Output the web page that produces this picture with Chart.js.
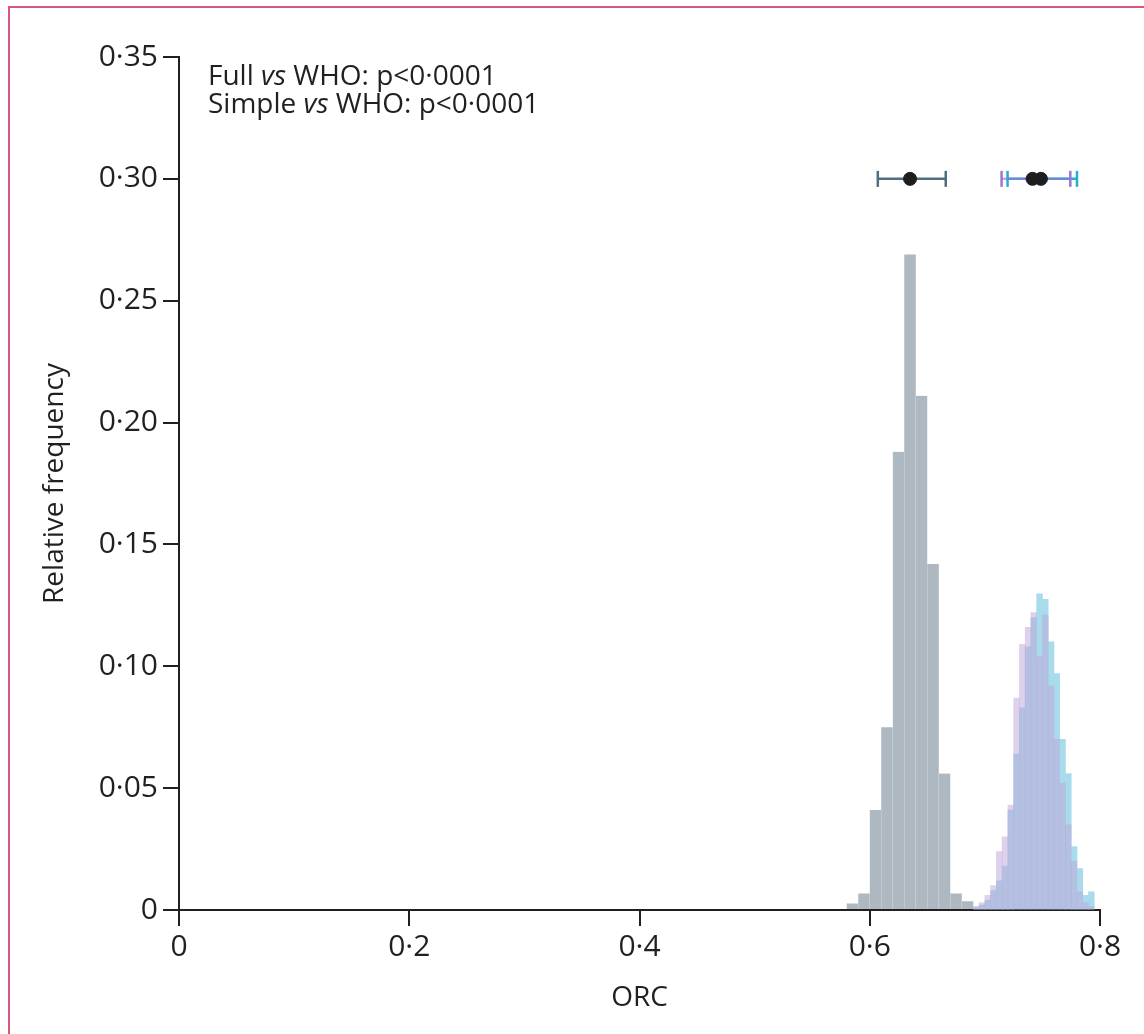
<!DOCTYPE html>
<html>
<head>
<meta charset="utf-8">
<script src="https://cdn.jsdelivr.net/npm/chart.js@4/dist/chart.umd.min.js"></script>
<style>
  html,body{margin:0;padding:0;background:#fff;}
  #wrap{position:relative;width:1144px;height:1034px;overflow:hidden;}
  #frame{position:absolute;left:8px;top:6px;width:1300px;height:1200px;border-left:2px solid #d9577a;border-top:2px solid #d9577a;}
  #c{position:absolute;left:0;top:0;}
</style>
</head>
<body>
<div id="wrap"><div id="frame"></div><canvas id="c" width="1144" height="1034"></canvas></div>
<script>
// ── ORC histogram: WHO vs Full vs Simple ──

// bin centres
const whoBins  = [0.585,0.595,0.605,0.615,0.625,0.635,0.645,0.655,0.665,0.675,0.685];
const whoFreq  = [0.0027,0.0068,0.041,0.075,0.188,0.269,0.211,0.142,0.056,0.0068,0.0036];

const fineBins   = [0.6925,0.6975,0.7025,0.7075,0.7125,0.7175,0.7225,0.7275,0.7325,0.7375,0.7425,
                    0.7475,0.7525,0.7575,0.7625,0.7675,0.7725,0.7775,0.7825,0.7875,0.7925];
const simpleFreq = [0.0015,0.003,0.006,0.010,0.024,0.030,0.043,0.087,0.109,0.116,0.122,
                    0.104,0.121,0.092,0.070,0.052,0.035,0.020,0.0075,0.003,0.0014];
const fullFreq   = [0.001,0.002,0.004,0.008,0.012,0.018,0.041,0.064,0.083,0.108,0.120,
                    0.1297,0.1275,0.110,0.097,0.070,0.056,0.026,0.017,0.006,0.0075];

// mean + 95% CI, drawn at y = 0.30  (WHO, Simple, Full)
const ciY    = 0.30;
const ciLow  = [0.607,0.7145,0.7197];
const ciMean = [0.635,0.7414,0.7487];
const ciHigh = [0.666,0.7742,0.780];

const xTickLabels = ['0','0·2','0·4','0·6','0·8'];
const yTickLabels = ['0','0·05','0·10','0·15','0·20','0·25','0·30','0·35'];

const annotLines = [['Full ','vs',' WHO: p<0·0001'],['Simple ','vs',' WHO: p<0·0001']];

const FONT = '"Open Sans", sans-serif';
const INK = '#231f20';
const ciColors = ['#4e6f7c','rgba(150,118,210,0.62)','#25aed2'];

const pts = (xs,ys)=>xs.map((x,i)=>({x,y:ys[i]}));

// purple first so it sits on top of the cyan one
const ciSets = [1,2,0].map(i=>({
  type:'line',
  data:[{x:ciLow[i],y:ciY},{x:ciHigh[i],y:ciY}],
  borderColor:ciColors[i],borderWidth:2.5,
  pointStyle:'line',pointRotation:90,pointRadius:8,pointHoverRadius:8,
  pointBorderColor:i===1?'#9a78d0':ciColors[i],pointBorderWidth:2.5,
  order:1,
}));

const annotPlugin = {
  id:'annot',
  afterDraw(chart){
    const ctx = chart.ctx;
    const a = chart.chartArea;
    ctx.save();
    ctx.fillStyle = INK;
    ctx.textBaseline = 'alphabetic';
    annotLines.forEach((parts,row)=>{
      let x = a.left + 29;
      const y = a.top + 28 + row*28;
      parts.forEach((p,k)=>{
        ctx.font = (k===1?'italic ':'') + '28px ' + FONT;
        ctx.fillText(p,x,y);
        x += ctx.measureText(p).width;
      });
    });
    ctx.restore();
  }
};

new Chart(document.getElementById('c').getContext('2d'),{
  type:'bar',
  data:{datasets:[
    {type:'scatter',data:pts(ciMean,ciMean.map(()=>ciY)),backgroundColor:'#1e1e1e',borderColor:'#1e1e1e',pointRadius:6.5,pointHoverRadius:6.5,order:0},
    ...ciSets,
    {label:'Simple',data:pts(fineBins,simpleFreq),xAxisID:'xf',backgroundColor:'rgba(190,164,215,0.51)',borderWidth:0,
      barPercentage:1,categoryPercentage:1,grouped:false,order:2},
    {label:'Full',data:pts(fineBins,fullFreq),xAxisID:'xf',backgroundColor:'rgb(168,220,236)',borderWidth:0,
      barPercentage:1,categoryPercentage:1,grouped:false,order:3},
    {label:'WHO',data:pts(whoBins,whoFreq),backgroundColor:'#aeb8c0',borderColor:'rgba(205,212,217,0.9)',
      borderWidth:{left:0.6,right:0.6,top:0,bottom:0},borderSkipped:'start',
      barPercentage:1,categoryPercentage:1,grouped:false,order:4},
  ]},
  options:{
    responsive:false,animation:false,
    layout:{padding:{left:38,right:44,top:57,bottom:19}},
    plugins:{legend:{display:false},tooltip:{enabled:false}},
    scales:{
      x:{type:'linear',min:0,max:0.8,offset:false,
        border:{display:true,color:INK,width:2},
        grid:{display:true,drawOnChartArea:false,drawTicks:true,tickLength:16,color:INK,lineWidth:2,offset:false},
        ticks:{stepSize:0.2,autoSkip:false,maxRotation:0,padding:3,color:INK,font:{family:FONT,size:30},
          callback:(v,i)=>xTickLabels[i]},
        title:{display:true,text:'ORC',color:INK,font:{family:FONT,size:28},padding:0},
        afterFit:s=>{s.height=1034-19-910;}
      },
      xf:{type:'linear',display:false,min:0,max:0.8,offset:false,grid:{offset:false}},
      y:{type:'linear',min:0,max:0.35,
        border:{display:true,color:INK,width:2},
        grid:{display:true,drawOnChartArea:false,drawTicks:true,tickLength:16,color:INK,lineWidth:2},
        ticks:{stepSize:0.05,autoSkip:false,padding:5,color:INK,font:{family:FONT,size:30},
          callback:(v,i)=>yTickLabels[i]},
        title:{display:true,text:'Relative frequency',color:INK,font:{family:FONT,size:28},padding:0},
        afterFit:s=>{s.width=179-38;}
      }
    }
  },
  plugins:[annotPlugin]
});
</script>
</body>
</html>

——

PROMPT →
Make an exact copy of the lines from the top of the material through the line with "const ciHigh = [0.666,0.7742,0.780];", pictures excluded.

RESPONSE TO THIS TASK →
Output the web page that produces this picture with Chart.js.
<!DOCTYPE html>
<html>
<head>
<meta charset="utf-8">
<script src="https://cdn.jsdelivr.net/npm/chart.js@4/dist/chart.umd.min.js"></script>
<style>
  html,body{margin:0;padding:0;background:#fff;}
  #wrap{position:relative;width:1144px;height:1034px;overflow:hidden;}
  #frame{position:absolute;left:8px;top:6px;width:1300px;height:1200px;border-left:2px solid #d9577a;border-top:2px solid #d9577a;}
  #c{position:absolute;left:0;top:0;}
</style>
</head>
<body>
<div id="wrap"><div id="frame"></div><canvas id="c" width="1144" height="1034"></canvas></div>
<script>
// ── ORC histogram: WHO vs Full vs Simple ──

// bin centres
const whoBins  = [0.585,0.595,0.605,0.615,0.625,0.635,0.645,0.655,0.665,0.675,0.685];
const whoFreq  = [0.0027,0.0068,0.041,0.075,0.188,0.269,0.211,0.142,0.056,0.0068,0.0036];

const fineBins   = [0.6925,0.6975,0.7025,0.7075,0.7125,0.7175,0.7225,0.7275,0.7325,0.7375,0.7425,
                    0.7475,0.7525,0.7575,0.7625,0.7675,0.7725,0.7775,0.7825,0.7875,0.7925];
const simpleFreq = [0.0015,0.003,0.006,0.010,0.024,0.030,0.043,0.087,0.109,0.116,0.122,
                    0.104,0.121,0.092,0.070,0.052,0.035,0.020,0.0075,0.003,0.0014];
const fullFreq   = [0.001,0.002,0.004,0.008,0.012,0.018,0.041,0.064,0.083,0.108,0.120,
                    0.1297,0.1275,0.110,0.097,0.070,0.056,0.026,0.017,0.006,0.0075];

// mean + 95% CI, drawn at y = 0.30  (WHO, Simple, Full)
const ciY    = 0.30;
const ciLow  = [0.607,0.7145,0.7197];
const ciMean = [0.635,0.7414,0.7487];
const ciHigh = [0.666,0.7742,0.780];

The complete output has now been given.